The data below should be printed in full, exactly, and without any of its images.

++++++++++++++++++++

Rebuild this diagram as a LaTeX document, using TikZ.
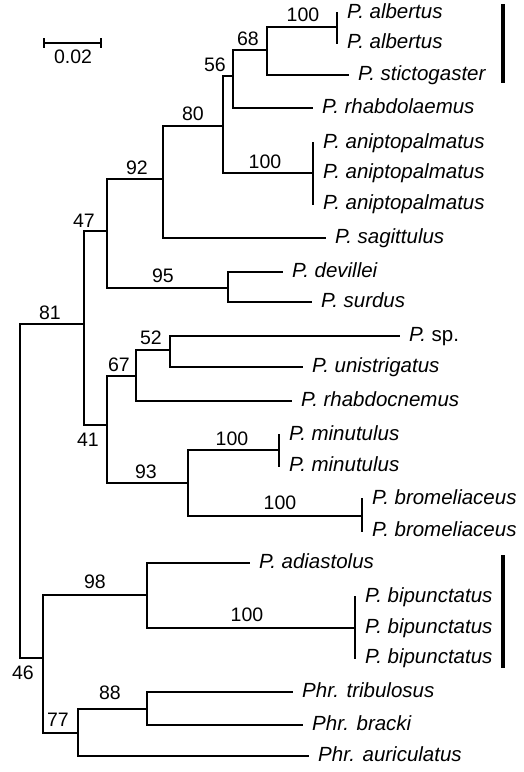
\documentclass[tikz,border=0pt]{standalone}
\usepackage{fontspec}
\setmainfont{Liberation Sans}
\usepackage{tikz}
\usetikzlibrary{calc, positioning}

\begin{document}
\begin{tikzpicture}[x=1pt, y=-1pt,
    br/.style={line width=1.9pt, line cap=rect},
    clade/.style={line width=4pt},
    leaf/.style={anchor=west, inner xsep=10pt, inner ysep=0pt,
        text height=14pt, text depth=4pt,
        font=\fontsize{20.5}{23}\selectfont\itshape},
    bs/.style={inner sep=0pt, font=\fontsize{19.5}{22}\selectfont}]

    \useasboundingbox (0,0) rectangle (524,772);

    % 1. Thang tỉ lệ
    \draw[br] (44,39) -- (44,47) (44,43) -- (101,43) (101,39) -- (101,47);
    \node[bs] (scale) at (73,57) {0.02};

    % 2. Các nút trong
    \coordinate (root) at (20,491);
    \coordinate (n81) at (84,324);
    \coordinate (n47) at (107,231);
    \coordinate (n92) at (163,179);
    \coordinate (n80) at (223,126);
    \coordinate (n56) at (233,76);
    \coordinate (n68) at (267,50);
    \coordinate (alb) at (337,27);
    \coordinate (anip) at (313,173);
    \coordinate (n95) at (228,288);
    \coordinate (n41) at (107,425);
    \coordinate (n67) at (136,376);
    \coordinate (n52) at (170,350);
    \coordinate (n93) at (188,483);
    \coordinate (minu) at (279,450);
    \coordinate (brom) at (362,516);
    \coordinate (n46) at (43,658);
    \coordinate (n98) at (147,595);
    \coordinate (bip) at (355,628);
    \coordinate (n77) at (78,733);
    \coordinate (n88) at (147,709);

    % 3. Tên loài
    \node[leaf] (alb1) at (337,13) {P. albertus};
    \node[leaf] (alb2) at (337,43) {P. albertus};
    \node[leaf] (stic) at (348,75) {P. stictogaster};
    \node[leaf] (rhl) at (312,108) {P. rhabdolaemus};
    \node[leaf] (anip1) at (313,143) {P. aniptopalmatus};
    \node[leaf] (anip2) at (313,173) {P. aniptopalmatus};
    \node[leaf] (anip3) at (313,204) {P. aniptopalmatus};
    \node[leaf] (sag) at (325,238) {P. sagittulus};
    \node[leaf] (dev) at (282,272) {P. devillei};
    \node[leaf] (sur) at (311,302) {P. surdus};
    \node[leaf] (sp) at (399,336) {P. \textup{sp.}};
    \node[leaf] (uni) at (302,367) {P. unistrigatus};
    \node[leaf] (rhc) at (291,401) {P. rhabdocnemus};
    \node[leaf] (min1) at (279,435) {P. minutulus};
    \node[leaf] (min2) at (279,466) {P. minutulus};
    \node[leaf] (brom1) at (362,499) {P. bromeliaceus};
    \node[leaf] (brom2) at (362,531) {P. bromeliaceus};
    \node[leaf] (adi) at (249,563) {P. adiastolus};
    \node[leaf] (bip1) at (355,597) {P. bipunctatus};
    \node[leaf] (bip2) at (355,628) {P. bipunctatus};
    \node[leaf] (bip3) at (355,658) {P. bipunctatus};
    \node[leaf] (tri) at (292,692) {Phr. tribulosus};
    \node[leaf] (bra) at (302,725) {Phr. bracki};
    \node[leaf] (aur) at (308,756) {Phr. auriculatus};

    % 4. Các nhánh
    \draw[br] (root) |- (n81);
    \draw[br] (root) |- (n46);
    \draw[br] (n81) |- (n47);
    \draw[br] (n81) |- (n41);
    \draw[br] (n47) |- (n92);
    \draw[br] (n47) |- (n95);
    \draw[br] (n92) |- (n80);
    \draw[br] (n92) |- (sag.west);
    \draw[br] (n80) |- (n56);
    \draw[br] (n80) |- (anip);
    \draw[br] (n56) |- (n68);
    \draw[br] (n56) |- (rhl.west);
    \draw[br] (n68) |- (alb);
    \draw[br] (n68) |- (stic.west);
    \draw[br] (n95) |- (dev.west);
    \draw[br] (n95) |- (sur.west);
    \draw[br] (n41) |- (n67);
    \draw[br] (n41) |- (n93);
    \draw[br] (n67) |- (n52);
    \draw[br] (n67) |- (rhc.west);
    \draw[br] (n52) |- (sp.west);
    \draw[br] (n52) |- (uni.west);
    \draw[br] (n93) |- (minu);
    \draw[br] (n93) |- (brom);
    \draw[br] (n46) |- (n98);
    \draw[br] (n46) |- (n77);
    \draw[br] (n98) |- (adi.west);
    \draw[br] (n98) |- (bip);
    \draw[br] (n77) |- (n88);
    \draw[br] (n77) |- (aur.west);
    \draw[br] (n88) |- (tri.west);
    \draw[br] (n88) |- (bra.west);

    % Các trình tự giống nhau
    \draw[br] (alb1.west) -- (alb2.west);
    \draw[br] (anip1.west) -- (anip3.west);
    \draw[br] (min1.west) -- (min2.west);
    \draw[br] (brom1.west) -- (brom2.west);
    \draw[br] (bip1.west) -- (bip3.west);

    % 5. Giá trị bootstrap
    \node[bs] (b100a) at (303,15) {100};
    \node[bs] (b68) at (248,39) {68};
    \node[bs] (b56) at (215,65) {56};
    \node[bs] (b80) at (193,114) {80};
    \node[bs] (b100b) at (265,162) {100};
    \node[bs] (b92) at (137,168) {92};
    \node[bs] (b47) at (84,221) {47};
    \node[bs] (b95) at (163,276) {95};
    \node[bs] (b81) at (50,313) {81};
    \node[bs] (b52) at (151,338) {52};
    \node[bs] (b67) at (119,365) {67};
    \node[bs] (b41) at (88,440) {41};
    \node[bs] (b100c) at (232,439) {100};
    \node[bs] (b93) at (146,472) {93};
    \node[bs] (b100d) at (280,503) {100};
    \node[bs] (b98) at (95,582) {98};
    \node[bs] (b100e) at (247,615) {100};
    \node[bs] (b46) at (23,673) {46};
    \node[bs] (b88) at (110,693) {88};
    \node[bs] (b77) at (58,720) {77};

    % 6. Vạch nhóm
    \draw[clade] (503,4) -- (503,83);
    \draw[clade] (503,555) -- (503,668);
\end{tikzpicture}
\end{document}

++++++++++++++++++++

▶ [OUTPUT FOR THIS TASK]:
Rebuild this diagram as a LaTeX document, using TikZ.
\documentclass[tikz,border=0pt]{standalone}
\usepackage{fontspec}
\setmainfont{Liberation Sans}
\usepackage{tikz}
\usetikzlibrary{calc, positioning}

\begin{document}
\begin{tikzpicture}[x=1pt, y=-1pt,
    br/.style={line width=1.9pt, line cap=rect},
    clade/.style={line width=4pt},
    leaf/.style={anchor=west, inner xsep=10pt, inner ysep=0pt,
        text height=14pt, text depth=4pt,
        font=\fontsize{20.5}{23}\selectfont\itshape},
    bs/.style={inner sep=0pt, font=\fontsize{19.5}{22}\selectfont}]

    \useasboundingbox (0,0) rectangle (524,772);

    % 1. Thang tỉ lệ
    \draw[br] (44,39) -- (44,47) (44,43) -- (101,43) (101,39) -- (101,47);
    \node[bs] (scale) at (73,57) {0.02};

    % 2. Các nút trong
    \coordinate (root) at (20,491);
    \coordinate (n81) at (84,324);
    \coordinate (n47) at (107,231);
    \coordinate (n92) at (163,179);
    \coordinate (n80) at (223,126);
    \coordinate (n56) at (233,76);
    \coordinate (n68) at (267,50);
    \coordinate (alb) at (337,27);
    \coordinate (anip) at (313,173);
    \coordinate (n95) at (228,288);
    \coordinate (n41) at (107,425);
    \coordinate (n67) at (136,376);
    \coordinate (n52) at (170,350);
    \coordinate (n93) at (188,483);
    \coordinate (minu) at (279,450);
    \coordinate (brom) at (362,516);
    \coordinate (n46) at (43,658);
    \coordinate (n98) at (147,595);
    \coordinate (bip) at (355,628);
    \coordinate (n77) at (78,733);
    \coordinate (n88) at (147,709);

    % 3. Tên loài
    \node[leaf] (alb1) at (337,13) {P. albertus};
    \node[leaf] (alb2) at (337,43) {P. albertus};
    \node[leaf] (stic) at (348,75) {P. stictogaster};
    \node[leaf] (rhl) at (312,108) {P. rhabdolaemus};
    \node[leaf] (anip1) at (313,143) {P. aniptopalmatus};
    \node[leaf] (anip2) at (313,173) {P. aniptopalmatus};
    \node[leaf] (anip3) at (313,204) {P. aniptopalmatus};
    \node[leaf] (sag) at (325,238) {P. sagittulus};
    \node[leaf] (dev) at (282,272) {P. devillei};
    \node[leaf] (sur) at (311,302) {P. surdus};
    \node[leaf] (sp) at (399,336) {P. \textup{sp.}};
    \node[leaf] (uni) at (302,367) {P. unistrigatus};
    \node[leaf] (rhc) at (291,401) {P. rhabdocnemus};
    \node[leaf] (min1) at (279,435) {P. minutulus};
    \node[leaf] (min2) at (279,466) {P. minutulus};
    \node[leaf] (brom1) at (362,499) {P. bromeliaceus};
    \node[leaf] (brom2) at (362,531) {P. bromeliaceus};
    \node[leaf] (adi) at (249,563) {P. adiastolus};
    \node[leaf] (bip1) at (355,597) {P. bipunctatus};
    \node[leaf] (bip2) at (355,628) {P. bipunctatus};
    \node[leaf] (bip3) at (355,658) {P. bipunctatus};
    \node[leaf] (tri) at (292,692) {Phr. tribulosus};
    \node[leaf] (bra) at (302,725) {Phr. bracki};
    \node[leaf] (aur) at (308,756) {Phr. auriculatus};

    % 4. Các nhánh
    \draw[br] (root) |- (n81);
    \draw[br] (root) |- (n46);
    \draw[br] (n81) |- (n47);
    \draw[br] (n81) |- (n41);
    \draw[br] (n47) |- (n92);
    \draw[br] (n47) |- (n95);
    \draw[br] (n92) |- (n80);
    \draw[br] (n92) |- (sag.west);
    \draw[br] (n80) |- (n56);
    \draw[br] (n80) |- (anip);
    \draw[br] (n56) |- (n68);
    \draw[br] (n56) |- (rhl.west);
    \draw[br] (n68) |- (alb);
    \draw[br] (n68) |- (stic.west);
    \draw[br] (n95) |- (dev.west);
    \draw[br] (n95) |- (sur.west);
    \draw[br] (n41) |- (n67);
    \draw[br] (n41) |- (n93);
    \draw[br] (n67) |- (n52);
    \draw[br] (n67) |- (rhc.west);
    \draw[br] (n52) |- (sp.west);
    \draw[br] (n52) |- (uni.west);
    \draw[br] (n93) |- (minu);
    \draw[br] (n93) |- (brom);
    \draw[br] (n46) |- (n98);
    \draw[br] (n46) |- (n77);
    \draw[br] (n98) |- (adi.west);
    \draw[br] (n98) |- (bip);
    \draw[br] (n77) |- (n88);
    \draw[br] (n77) |- (aur.west);
    \draw[br] (n88) |- (tri.west);
    \draw[br] (n88) |- (bra.west);

    % Các trình tự giống nhau
    \draw[br] (alb1.west) -- (alb2.west);
    \draw[br] (anip1.west) -- (anip3.west);
    \draw[br] (min1.west) -- (min2.west);
    \draw[br] (brom1.west) -- (brom2.west);
    \draw[br] (bip1.west) -- (bip3.west);

    % 5. Giá trị bootstrap
    \node[bs] (b100a) at (303,15) {100};
    \node[bs] (b68) at (248,39) {68};
    \node[bs] (b56) at (215,65) {56};
    \node[bs] (b80) at (193,114) {80};
    \node[bs] (b100b) at (265,162) {100};
    \node[bs] (b92) at (137,168) {92};
    \node[bs] (b47) at (84,221) {47};
    \node[bs] (b95) at (163,276) {95};
    \node[bs] (b81) at (50,313) {81};
    \node[bs] (b52) at (151,338) {52};
    \node[bs] (b67) at (119,365) {67};
    \node[bs] (b41) at (88,440) {41};
    \node[bs] (b100c) at (232,439) {100};
    \node[bs] (b93) at (146,472) {93};
    \node[bs] (b100d) at (280,503) {100};
    \node[bs] (b98) at (95,582) {98};
    \node[bs] (b100e) at (247,615) {100};
    \node[bs] (b46) at (23,673) {46};
    \node[bs] (b88) at (110,693) {88};
    \node[bs] (b77) at (58,720) {77};

    % 6. Vạch nhóm
    \draw[clade] (503,4) -- (503,83);
    \draw[clade] (503,555) -- (503,668);
\end{tikzpicture}
\end{document}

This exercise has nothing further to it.